The government in Paris struggled to maintain the status quo as Algerians fought against the French army and among each other for different kinds of independence. Those of French descent (often called pieds-noirs, or “black feet”) battled against Muslim traditionalists in what was effectively a simultaneous revolution and civil war. As a teenager, my mother-in-law rode along with ill-equipped French soldiers into dangerous territory, providing basic medical care to indigent villagers, particularly women. You might know that modern hospitals administer antibiotic eyedrops to babies immediately after birth, but did you know that in the field the juice from a sliced lemon can serve as a substitute? It did in the late 1950s in Algeria, anyway.

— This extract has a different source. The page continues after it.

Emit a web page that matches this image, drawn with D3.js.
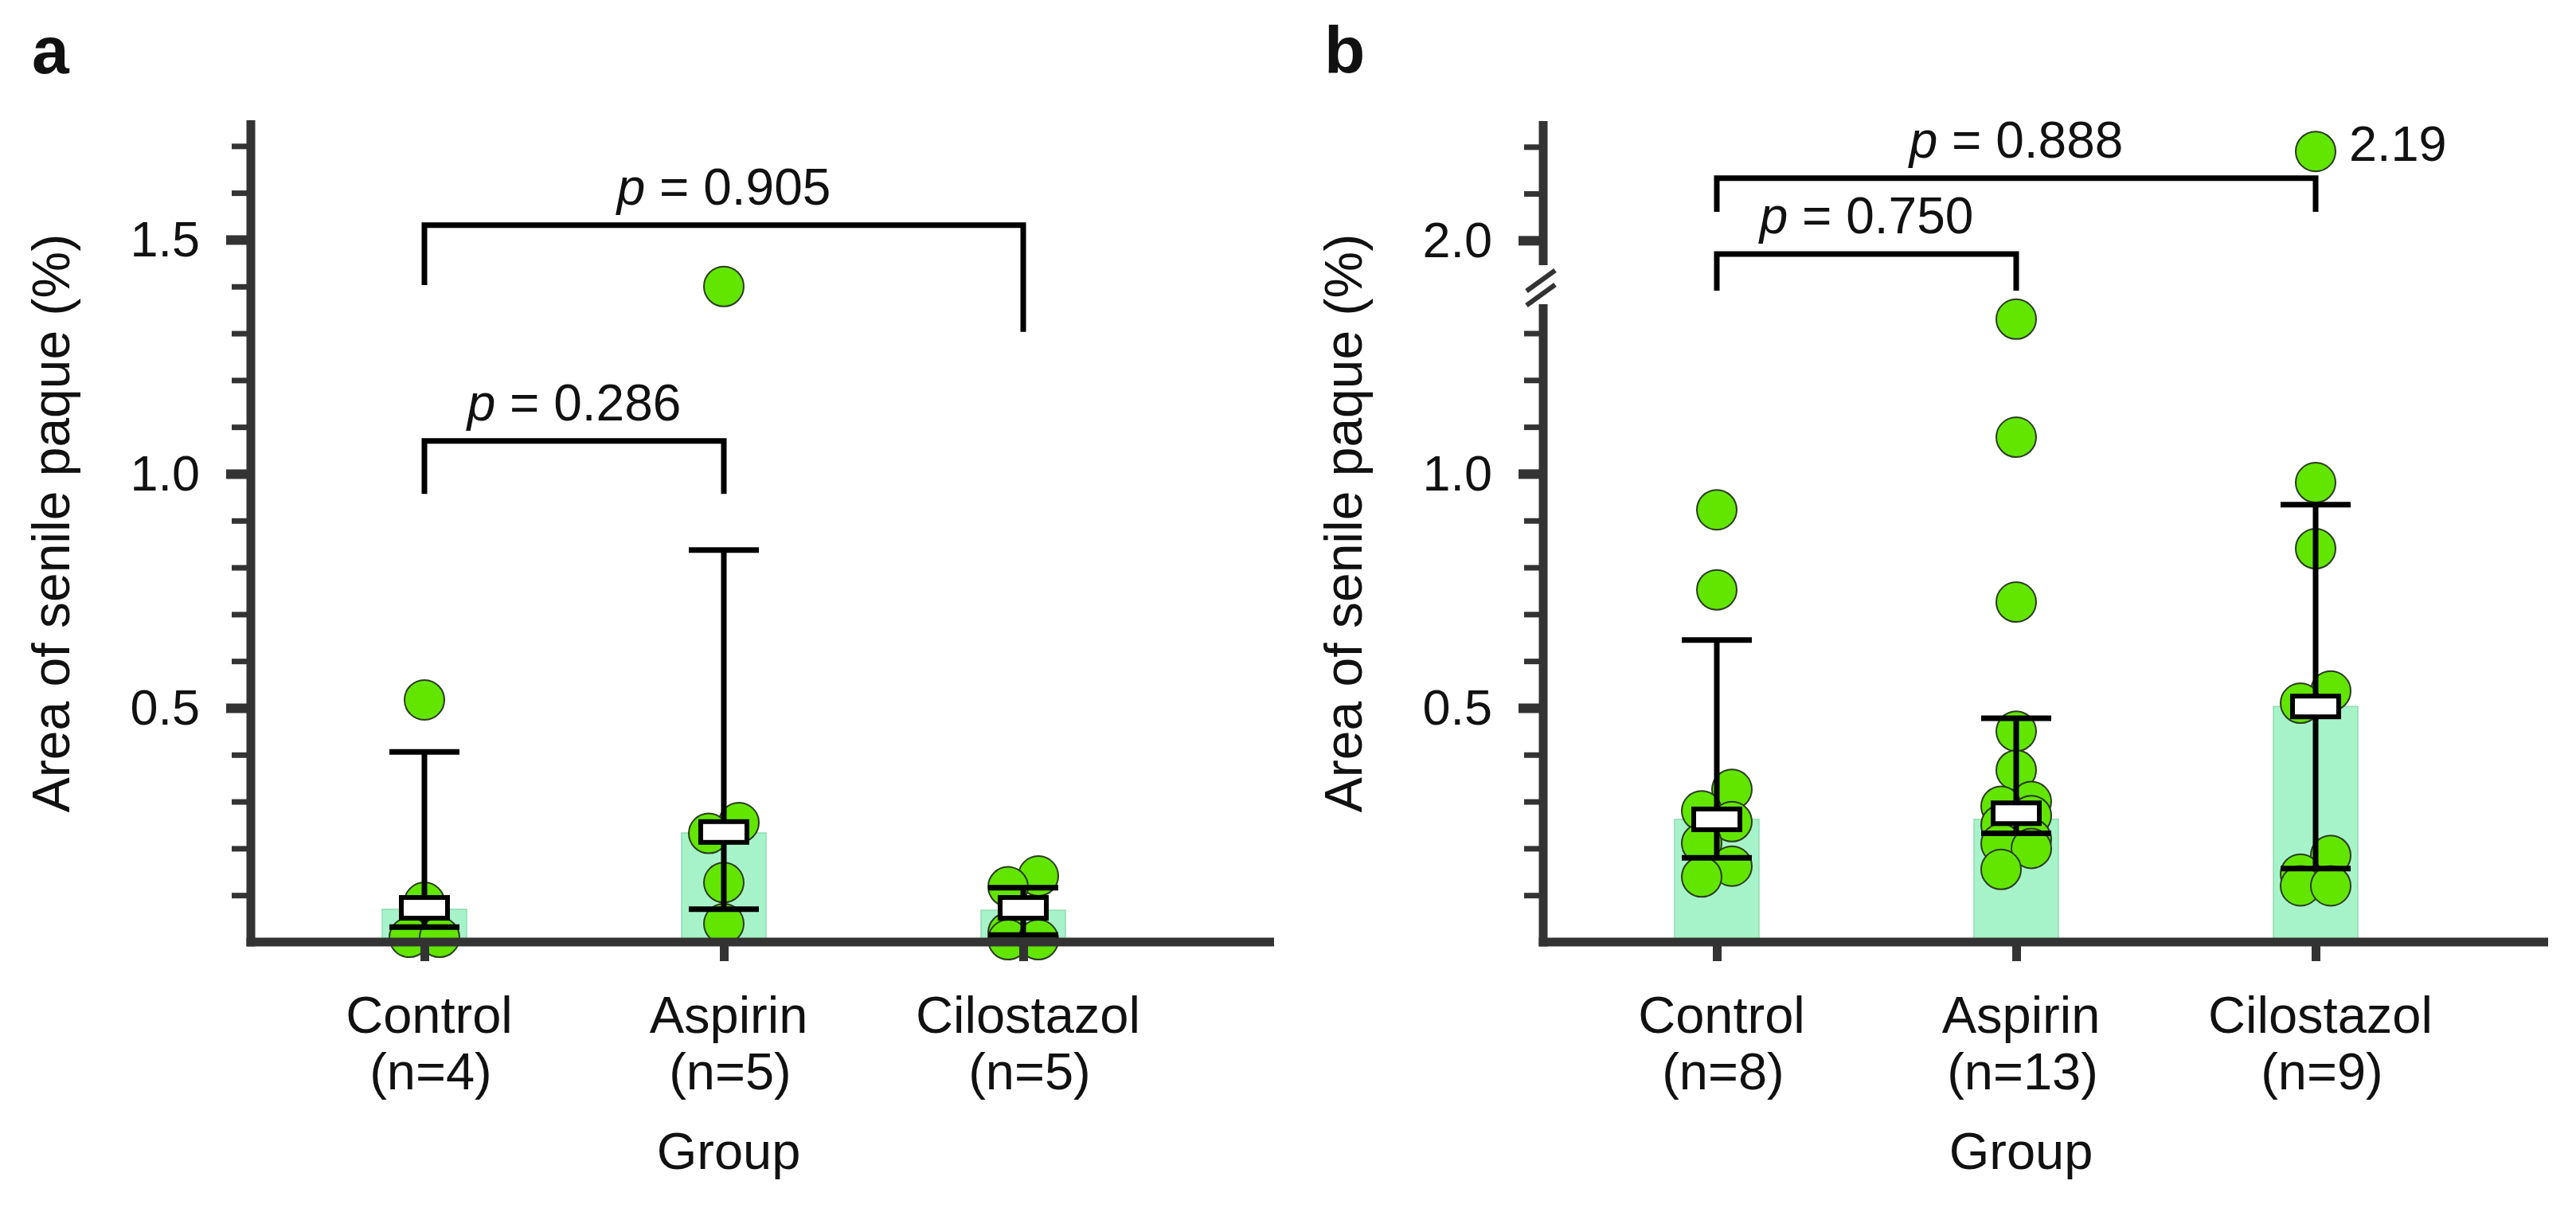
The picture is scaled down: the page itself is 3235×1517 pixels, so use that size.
<!DOCTYPE html>
<html>
<head>
<meta charset="utf-8">
<script src="https://cdn.jsdelivr.net/npm/d3@7"></script>
<style>
  body { margin: 0; background: #fff; }
  text { font-family: "Liberation Sans", Arial, sans-serif; fill: #111; }
</style>
</head>
<body>
<div id="chart"></div>
<script>
// ---- data ----
var groups = ["Control", "Aspirin", "Cilostazol"];
var nLabelsA = ["(n=4)", "(n=5)", "(n=5)"];
var nLabelsB = ["(n=8)", "(n=13)", "(n=9)"];

// panel a
var pointsA = [
  [0.517, 0.085, 0.01, 0.01],
  [1.40, 0.255, 0.232, 0.127, 0.039],
  [0.141, 0.118, 0.02, 0.005, 0.005]
];
var barA = [0.07, 0.233, 0.068];
var markA = [0.073, 0.235, 0.073];
var errLowA = [0.032, 0.07, 0.015];
var errHighA = [0.406, 0.837, 0.116];
var majorTicksA = [0.5, 1.0, 1.5];
var minorTicksA = [0.1, 0.2, 0.3, 0.4, 0.6, 0.7, 0.8, 0.9, 1.1, 1.2, 1.3, 1.4, 1.6, 1.7];
var pPairsA = [[0, 2], [0, 1]];
var pTopA = [1.531, 1.07];
var pFeetA = [[1.403, 1.303], [0.957, 0.957]];
var pValuesA = ["0.905", "0.286"];

// panel b
var pointsB = [
  [0.923, 0.752, 0.326, 0.28, 0.257, 0.211, 0.162, 0.139],
  [1.33, 1.078, 0.726, 0.45, 0.367, 0.30, 0.29, 0.27, 0.25, 0.22, 0.21, 0.20, 0.155],
  [2.19, 0.981, 0.84, 0.536, 0.51, 0.185, 0.145, 0.12, 0.12]
];
var barB = [0.262, 0.262, 0.503];
var markB = [0.262, 0.275, 0.503];
var errLowB = [0.18, 0.232, 0.157];
var errHighB = [0.645, 0.478, 0.934];
var majorTicksB = [0.5, 1.0, 2.0];
var minorTicksB = [0.1, 0.2, 0.3, 0.4, 0.6, 0.7, 0.8, 0.9, 1.1, 1.2, 1.3, 2.1, 2.2];
var pPairsB = [[0, 1], [0, 2]];
var pTopB = [1.971, 2.133];
var pFeetB = [[1.565, 1.565], [2.061, 2.061]];
var pValuesB = ["0.750", "0.888"];
var labelledPointB = 2.19;

// ---- layout ----
var svgWidth = 3235, svgHeight = 1517;
var axisY = 1183;
var axisColor = "#333333";
var dotR = 25;

var svg = d3.select("#chart").append("svg")
  .attr("width", svgWidth)
  .attr("height", svgHeight)
  .attr("viewBox", `0 0 ${svgWidth} ${svgHeight}`);

svg.append("rect").attr("width", svgWidth).attr("height", svgHeight).attr("fill", "#fff");

// alternate overlapping dots left/right of the centre, isolated ones stay centred
function spread(vals, y) {
  var pts = vals.map(v => ({v: v, py: y(v), dx: 0}));
  var sorted = pts.slice().sort((a, b) => a.v - b.v);
  var near = 1.55 * dotR;
  var side = -1;
  sorted.forEach(function(p, i) {
    var prev = sorted[i - 1], next = sorted[i + 1];
    var nearPrev = prev && Math.abs(prev.py - p.py) < near;
    var nearNext = next && Math.abs(next.py - p.py) < near;
    if (!nearPrev) side = -1;
    if (nearPrev || nearNext) {
      p.dx = side * 19;
      side = -side;
    }
  });
  return pts;
}

function drawPanel(o) {
  var g = svg.append("g");
  var x = d3.scalePoint().domain(groups).range([o.x0 + 218, o.x0 + 970]);
  var y = o.y;

  // bars
  g.selectAll(".bar").data(o.bar).enter().append("rect")
    .attr("x", (d, i) => x(groups[i]) - 53)
    .attr("width", 106)
    .attr("y", d => y(d))
    .attr("height", d => axisY - y(d))
    .attr("fill", "#a7f3c9")
    .attr("stroke", "#93dcb2")
    .attr("stroke-width", 1.5);

  // dots
  o.points.forEach(function(vals, i) {
    var pts = spread(vals, y);
    g.append("g").selectAll("circle").data(pts).enter().append("circle")
      .attr("cx", d => x(groups[i]) + d.dx)
      .attr("cy", d => d.py)
      .attr("r", dotR)
      .attr("fill", "#62e600")
      .attr("stroke", "#2b3a22")
      .attr("stroke-width", 2);
  });

  // error bars
  groups.forEach(function(gr, i) {
    var cx = x(gr);
    var eb = g.append("g").attr("stroke", "#000").attr("stroke-width", 7);
    eb.append("line").attr("x1", cx).attr("x2", cx).attr("y1", y(o.lo[i])).attr("y2", y(o.hi[i]));
    [o.lo[i], o.hi[i]].forEach(function(v) {
      eb.append("line").attr("x1", cx - 44).attr("x2", cx + 44).attr("y1", y(v)).attr("y2", y(v));
    });
    g.append("rect")
      .attr("x", cx - 29).attr("width", 58)
      .attr("y", y(o.mark[i]) - 13).attr("height", 26)
      .attr("fill", "#fff").attr("stroke", "#000").attr("stroke-width", 6);
  });

  // y axis ticks
  var minorAxis = d3.axisLeft(y).tickValues(o.minor).tickSize(24).tickFormat("");
  var gMinor = g.append("g").attr("transform", `translate(${o.x0},0)`).call(minorAxis);
  gMinor.select(".domain").remove();
  gMinor.selectAll("line").attr("stroke", axisColor).attr("stroke-width", 7);

  var majorAxis = d3.axisLeft(y).tickValues(o.major).tickSize(31).tickPadding(33).tickFormat(d3.format(".1f"));
  var gMajor = g.append("g").attr("transform", `translate(${o.x0},0)`).call(majorAxis);
  gMajor.select(".domain").remove();
  gMajor.selectAll("line").attr("stroke", axisColor).attr("stroke-width", 12);
  gMajor.selectAll("text").attr("font-size", 63).attr("fill", "#111")
    .style("font-family", "'Liberation Sans', Arial, sans-serif");

  // y axis line segments
  o.segments.forEach(function(s, k) {
    g.append("line")
      .attr("x1", o.x0).attr("x2", o.x0)
      .attr("y1", k === 0 ? axisY + 5.5 : y(s[0]))
      .attr("y2", y(s[1]))
      .attr("stroke", axisColor).attr("stroke-width", 11);
  });

  // x axis
  var xAxis = d3.axisBottom(x).tickSize(24).tickFormat("");
  var gx = g.append("g").attr("transform", `translate(0,${axisY})`).call(xAxis);
  gx.select(".domain").remove();
  gx.selectAll("line").attr("stroke", axisColor).attr("stroke-width", 11);
  g.append("line")
    .attr("x1", o.x0 - 5.5).attr("x2", o.xEnd)
    .attr("y1", axisY).attr("y2", axisY)
    .attr("stroke", axisColor).attr("stroke-width", 11);

  // category labels
  groups.forEach(function(gr, i) {
    g.append("text").attr("x", x(gr) + 6).attr("y", 1297)
      .attr("text-anchor", "middle").attr("font-size", 65).text(gr);
    g.append("text").attr("x", x(gr) + 8).attr("y", 1368)
      .attr("text-anchor", "middle").attr("font-size", 65).text(o.nLabels[i]);
  });
  g.append("text").attr("x", x(groups[1]) + 6).attr("y", 1468)
    .attr("text-anchor", "middle").attr("font-size", 65).text("Group");

  // y title
  g.append("text")
    .attr("transform", `translate(${o.x0 - 228},657) rotate(-90)`)
    .attr("text-anchor", "middle").attr("font-size", 66)
    .text("Area of senile paque (%)");

  // panel letter
  g.append("text").attr("x", o.x0 - 275).attr("y", 92)
    .attr("font-size", 84).attr("font-weight", "bold").text(o.letter);

  // significance brackets
  o.pPairs.forEach(function(pair, k) {
    var xa = x(groups[pair[0]]), xb = x(groups[pair[1]]);
    var yt = y(o.pTop[k]);
    g.append("path")
      .attr("d", `M${xa},${y(o.pFeet[k][0])}V${yt}H${xb}V${y(o.pFeet[k][1])}`)
      .attr("fill", "none").attr("stroke", "#000").attr("stroke-width", 7);
    var t = g.append("text").attr("x", (xa + xb) / 2).attr("y", yt - 26)
      .attr("text-anchor", "middle").attr("font-size", 64);
    t.append("tspan").attr("font-style", "italic").text("p");
    t.append("tspan").text(" = " + o.pValues[k]);
  });

  return {x: x, y: y, g: g};
}

// panel a
var yA = d3.scaleLinear().domain([0, 1.755]).range([axisY, 151]);
drawPanel({
  x0: 315, xEnd: 1600, y: yA, letter: "a",
  points: pointsA, bar: barA, mark: markA, lo: errLowA, hi: errHighA,
  major: majorTicksA, minor: minorTicksA, segments: [[0, 1.755]],
  nLabels: nLabelsA, pPairs: pPairsA, pTop: pTopA, pFeet: pFeetA, pValues: pValuesA
});

// panel b, broken axis between 1.36 and 1.95
var yB = d3.scaleLinear().domain([0, 1.362, 1.947, 2.255]).range([axisY, 382, 333, 152]);
var pb = drawPanel({
  x0: 1938, xEnd: 3200, y: yB, letter: "b",
  points: pointsB, bar: barB, mark: markB, lo: errLowB, hi: errHighB,
  major: majorTicksB, minor: minorTicksB, segments: [[0, 1.362], [1.947, 2.255]],
  nLabels: nLabelsB, pPairs: pPairsB, pTop: pTopB, pFeet: pFeetB, pValues: pValuesB
});

// axis break marks
var yc = (yB(1.362) + yB(1.947)) / 2 + 4;
[-9, 9].forEach(function(off) {
  pb.g.append("line")
    .attr("x1", 1938 - 21).attr("y1", yc + off + 13)
    .attr("x2", 1938 + 15).attr("y2", yc + off - 13)
    .attr("stroke", axisColor).attr("stroke-width", 6);
});

// value label next to the off-scale point
pb.g.append("text")
  .attr("x", pb.x("Cilostazol") + 42)
  .attr("y", yB(labelledPointB) + 12)
  .attr("font-size", 63)
  .text(labelledPointB.toFixed(2));
</script>
</body>
</html>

Terrorism and torture characterized the conflict throughout the decade that it lasted, as can be seen in The Battle of Algiers by Gillo Pontecorvo, a harrowing fictional film that achieves a documentary-like reality. The unsavory manner in which the war was prosecuted contributed to its deep unpopularity on the other side of the Mediterranean. The half a million French soldiers dispatched to what were euphemistically called “operations in North Africa” felt ignored and unsupported, much as American troops in Vietnam did. Even afterwards, few wanted to discuss the war, but in the thick of the fight, one novel appeared that addressed it directly. In 1957, Daniel Anselme published On Leave, about three soldiers who return briefly to a home that doesn’t want them. It sank like a stone and wasn’t rediscovered until it was translated in 2014 by David Bellos. His introduction to the new edition expertly contextualizes the story and establishes Anselme’s brilliance. It’s doubtful that any novel has more closely examined the experience of men unmoored by war. To think that he wrote it before history made its judgment and before the battle’s end was even in sight is remarkable.
The war did end when the new President of France, Charles de Gaulle, unexpectedly agreed to grant Algeria its independence. Over one million pieds-noirs fled to the motherland that many of them had never seen, and so did my mother-in-law. When she emigrated in 1961, officials tried to convince her to change her Arabic-sounding first name to something more conventionally French, but she refused. For a while she cleaned offices at night, and later she found work in the office of Andre Malraux, Minister of Culture, where she and the other admins met Jackie Kennedy at the height of her fame. “Feet the size of boats” was the catty consensus.
Around this time she met the man she married, a Catholic Italian-American kid from Brooklyn who had helped Uncle Sam with his police action in Korea and then used the G.I. Bill to become a teacher. His family thought he was crazy to leave New York and move overseas, but he’s glad he did and so am I. If he hadn’t, not only would he never have met his wife, but neither would I have met mine. So we both have a great deal to be thankful for.
How to express that gratitude? A bouquet of flowers may be a more typical token, but that’s not really me. I’m a man of books and words, so these few paragraphs will have to suffice. Merci, ma belle-mère. I’m glad you’re here.